この作品のすごいところは、戦争の悲惨さをただ暗く描くのではなく、その中で生まれる人間同士の信頼や、どうしても失われてしまう命の重みを等しく見せてくれること。**「英雄」じゃなく、「仲間を守るために戦った普通の人たち」**の物語なんですよね。
観終わった後は、正直ちょっと無口になりました。現代の平和な日常が、いかに尊くて、当たり前じゃないかを突きつけられたからです。たぶん、この作品は一度観たら一生忘れない…そんな力を持ってます。
結論・まとめ
HBOの戦争ドラマ『バンド・オブ・ブラザーズ』は、単なるエンターテインメントではなく、リアルな戦争体験と兵士たちの絆を描き切った傑作です。
ノルマンディー降下の混乱、バストーニュの極寒、仲間を失う痛み…すべてが臨場感たっぷりに再現され、観る者を戦場の真ん中へ引き込みます。
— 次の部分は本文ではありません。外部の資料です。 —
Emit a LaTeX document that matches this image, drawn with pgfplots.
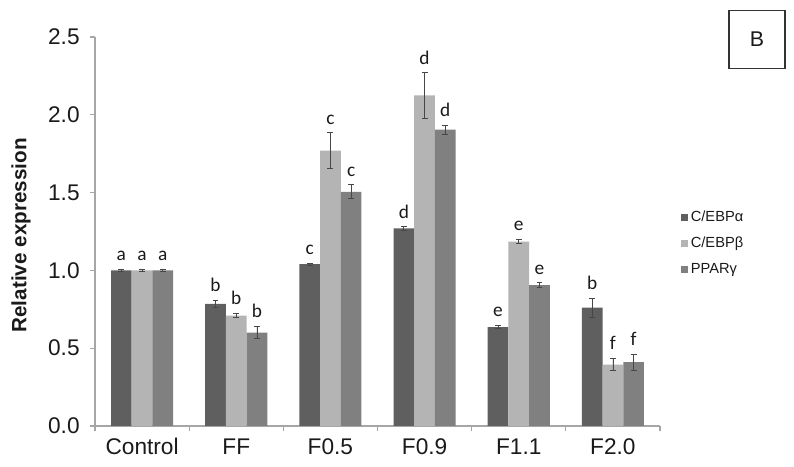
\documentclass[border=0pt]{standalone}
\usepackage{fontspec}
\setmainfont{Liberation Sans}
\newfontfamily\calib{Carlito}
\usepackage{pgfplots}
\pgfplotsset{compat=1.18}
\definecolor{ca}{HTML}{5F5F5F}
\definecolor{cb}{HTML}{B4B4B4}
\definecolor{cc}{HTML}{808080}
\definecolor{axg}{HTML}{A6A6A6}
\definecolor{txt}{HTML}{1A1A1A}
\begin{document}
\begin{tikzpicture}
\path[use as bounding box] (0,0) rectangle (595.5pt,350.25pt);
\begin{axis}[
  at={(71.25pt,30.75pt)}, anchor=south west,
  scale only axis, width=423.75pt, height=291.75pt,
  xmin=-0.5, xmax=5.5, ymin=0, ymax=2.5,
  axis x line*=bottom, axis y line*=left,
  axis line style={draw=axg, line width=0.8pt, -},
  xtick={0,...,5}, xticklabels={Control,FF,F0.5,F0.9,F1.1,F2.0},
  major x tick style={draw=none},
  minor xtick={-0.5,0.5,1.5,2.5,3.5,4.5,5.5},
  minor x tick style={draw=axg, line width=0.8pt},
  ytick={0,0.5,1,1.5,2,2.5},
  y tick style={draw=axg, line width=0.8pt},
  tick align=outside,
  major tick length=4pt, minor tick length=4pt,
  /pgf/number format/assume math mode=true,
  yticklabel style={/pgf/number format/fixed, /pgf/number format/fixed zerofill, /pgf/number format/precision=1, xshift=-4pt},
  tick label style={font=\fontsize{17}{20}\selectfont, text=txt},
  xticklabel style={yshift=-1pt, text height=12.5pt, text depth=3.5pt},
  ylabel={Relative expression},
  every axis y label/.style={at={(rel axis cs:-0.131,0.49)}, rotate=90, anchor=center, font=\bfseries\fontsize{15.5}{18}\selectfont, text=txt},
  ybar, bar width=0.22,
  legend style={at={(1.03,0.47)}, anchor=west, draw=none, fill=none,
    font=\fontsize{11}{12}\selectfont, row sep=6pt, text=txt},
  legend cell align=left,
  legend image code/.code={\fill[#1] (0pt,-2.6pt) rectangle (5.2pt,2.6pt);},
  error bars/error bar style={color=black!72, line width=0.6pt},
  error bars/error mark options={rotate=90, mark size=2.2pt, color=black!72, line width=0.6pt},
]
\addplot[ybar, bar shift=-0.22, fill=ca, draw=none,
  error bars/.cd, y dir=both, y explicit]
  coordinates {(0,1.0) +- (0,0.005) (1,0.785) +- (0,0.025) (2,1.04) +- (0,0.008)
               (3,1.27) +- (0,0.01) (4,0.635) +- (0,0.01) (5,0.76) +- (0,0.06)};
\addlegendentry{C/EBPα}
\addplot[ybar, bar shift=0, fill=cb, draw=none,
  error bars/.cd, y dir=both, y explicit]
  coordinates {(0,1.0) +- (0,0.005) (1,0.71) +- (0,0.015) (2,1.77) +- (0,0.115)
               (3,2.125) +- (0,0.145) (4,1.185) +- (0,0.013) (5,0.395) +- (0,0.04)};
\addlegendentry{C/EBPβ}
\addplot[ybar, bar shift=0.22, fill=cc, draw=none,
  error bars/.cd, y dir=both, y explicit]
  coordinates {(0,1.0) +- (0,0.005) (1,0.60) +- (0,0.04) (2,1.505) +- (0,0.045)
               (3,1.905) +- (0,0.03) (4,0.905) +- (0,0.015) (5,0.41) +- (0,0.05)};
\addlegendentry{PPARγ}
\begin{scope}[every node/.style={font=\calib\fontsize{14.5}{16}\selectfont, anchor=base, yshift=6.5pt, text=txt}]
\node at (axis cs:-0.22,1.005) {a};
\node at (axis cs:0,1.005) {a};
\node at (axis cs:0.22,1.005) {a};
\node at (axis cs:0.78,0.81) {b};
\node at (axis cs:1,0.725) {b};
\node at (axis cs:1.22,0.64) {b};
\node at (axis cs:1.78,1.048) {c};
\node at (axis cs:2,1.885) {c};
\node at (axis cs:2.22,1.55) {c};
\node at (axis cs:2.78,1.28) {d};
\node at (axis cs:3,2.27) {d};
\node at (axis cs:3.22,1.935) {d};
\node at (axis cs:3.78,0.645) {e};
\node at (axis cs:4,1.198) {e};
\node at (axis cs:4.22,0.92) {e};
\node at (axis cs:4.78,0.82) {b};
\node at (axis cs:5,0.435) {f};
\node at (axis cs:5.22,0.46) {f};
\end{scope}
\end{axis}
\node[draw=black!80, line width=0.8pt, minimum width=42pt, minimum height=44pt,
  font=\fontsize{16}{18}\selectfont, text=txt] at (567.75pt,320.6pt) {B};
\end{tikzpicture}
\end{document}
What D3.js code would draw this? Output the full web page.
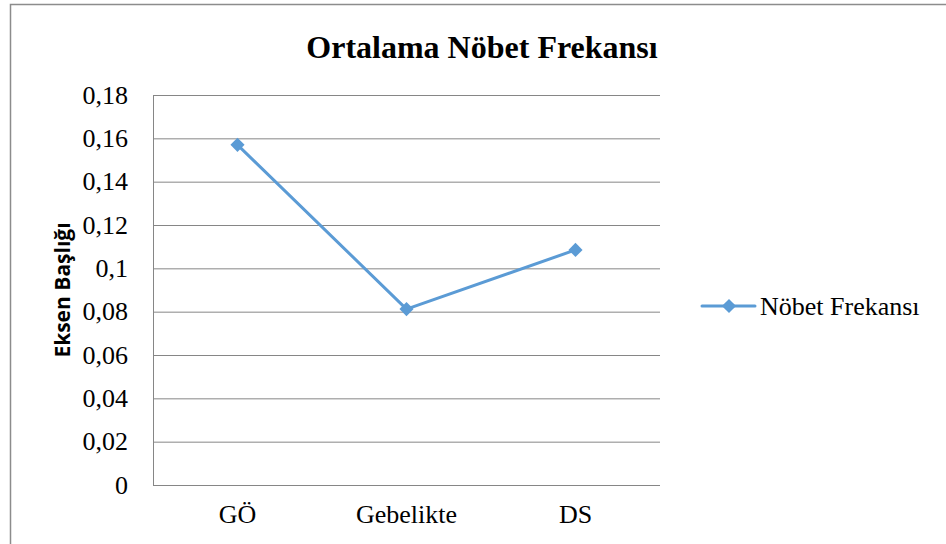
<!DOCTYPE html>
<html lang="tr">
<head>
<meta charset="UTF-8">
<title>Ortalama Nöbet Frekansı</title>
<style>
  body { margin: 0; background: #fff; }
  svg { display: block; }
</style>
</head>
<body>
<div class="chart"></div>
<script src="https://d3js.org/d3.v7.min.js"></script>
<script>
const categories = ["GÖ", "Gebelikte", "DS"];
const values = [0.157, 0.0812, 0.1085];
const yTicks = [0, 0.02, 0.04, 0.06, 0.08, 0.1, 0.12, 0.14, 0.16, 0.18];
const seriesName = "Nöbet Frekansı";

const width = 946, height = 544;
const plot = { left: 153, right: 660, top: 95, bottom: 485 };
const blue = "#5B9BD5", grid = "#868686";
const serif = "'Liberation Serif', 'Times New Roman', serif";

const svg = d3.select(".chart").append("svg")
  .attr("width", width).attr("height", height);

// outer frame
svg.append("rect")
  .attr("x", 10.5).attr("y", 4.5)
  .attr("width", width).attr("height", height)
  .attr("fill", "#fff").attr("stroke", "#8c8c8c").attr("stroke-width", 1.5);

const x = d3.scaleBand().domain(categories).range([plot.left, plot.right]);
const y = d3.scaleLinear().domain([0, 0.18]).range([plot.bottom, plot.top]);

const fmt = d => String(d).replace(".", ",");

// gridlines + y axis
const yAxis = d3.axisLeft(y).tickValues(yTicks).tickFormat(fmt)
  .tickSize(-(plot.right - plot.left)).tickPadding(25);
const yg = svg.append("g").attr("transform", `translate(${plot.left},0)`).call(yAxis);
yg.select(".domain").attr("stroke", grid).attr("d", `M0.5,${plot.top}V${plot.bottom}`);
yg.selectAll(".tick line").attr("stroke", grid).attr("stroke-width", 1);
yg.selectAll(".tick text")
  .attr("font-family", serif).attr("font-size", 26).attr("fill", "#000");

// x axis
const xAxis = d3.axisBottom(x).tickSize(0).tickPadding(20);
const xg = svg.append("g").attr("transform", `translate(0,${plot.bottom})`).call(xAxis);
xg.select(".domain").attr("stroke", grid).attr("d", `M${plot.left},0.5H${plot.right}`);
xg.selectAll(".tick text")
  .attr("font-family", serif).attr("font-size", 26).attr("fill", "#000");

// line
const cx = d => x(d) + x.bandwidth() / 2;
const line = d3.line().x((d, i) => cx(categories[i])).y(d => y(d));
svg.append("path").datum(values)
  .attr("fill", "none").attr("stroke", blue).attr("stroke-width", 3)
  .attr("stroke-linejoin", "round").attr("d", line);

const diamond = d3.symbol().type(d3.symbolSquare).size(100);
svg.append("g").selectAll("path.marker")
  .data(values).join("path")
  .attr("class", "marker")
  .attr("fill", blue)
  .attr("d", diamond)
  .attr("transform", (d, i) => `translate(${cx(categories[i])},${y(d)}) rotate(45)`);

// title
svg.append("text")
  .attr("x", 482).attr("y", 58).attr("text-anchor", "middle")
  .attr("font-family", serif).attr("font-weight", "bold").attr("font-size", 32)
  .text("Ortalama Nöbet Frekansı");

// y axis title
svg.append("text")
  .attr("transform", `translate(70,${(plot.top + plot.bottom) / 2}) rotate(-90)`)
  .attr("text-anchor", "middle")
  .attr("font-family", "'Open Sans', 'Liberation Sans', sans-serif")
  .attr("font-weight", "bold").attr("font-size", 21)
  .text("Eksen Başlığı");

// legend
const lg = svg.append("g").attr("transform", "translate(702,306)");
lg.append("line").attr("x1", 0).attr("x2", 53).attr("y1", 0).attr("y2", 0)
  .attr("stroke", blue).attr("stroke-width", 3).attr("stroke-linecap", "round");
lg.append("path").attr("d", diamond).attr("fill", blue)
  .attr("transform", "translate(27,0) rotate(45)");
lg.append("text").attr("x", 58).attr("y", 9)
  .attr("font-family", serif).attr("font-size", 26).text(seriesName);
</script>
</body>
</html>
特に心を打たれるのは、兵士たちが「英雄」ではなく、普通の人間として仲間を守るために戦ったという事実。戦争の悲惨さと同時に、人間の強さと優しさを感じられる瞬間が何度もあります。
このドラマを観終えたとき、平和な日常がどれほど尊く、当たり前ではないかを痛感するはずです。戦争映画や歴史ドラマが好きな方はもちろん、「人間ドラマ」としての深みを求める方にも強くおすすめできる作品です。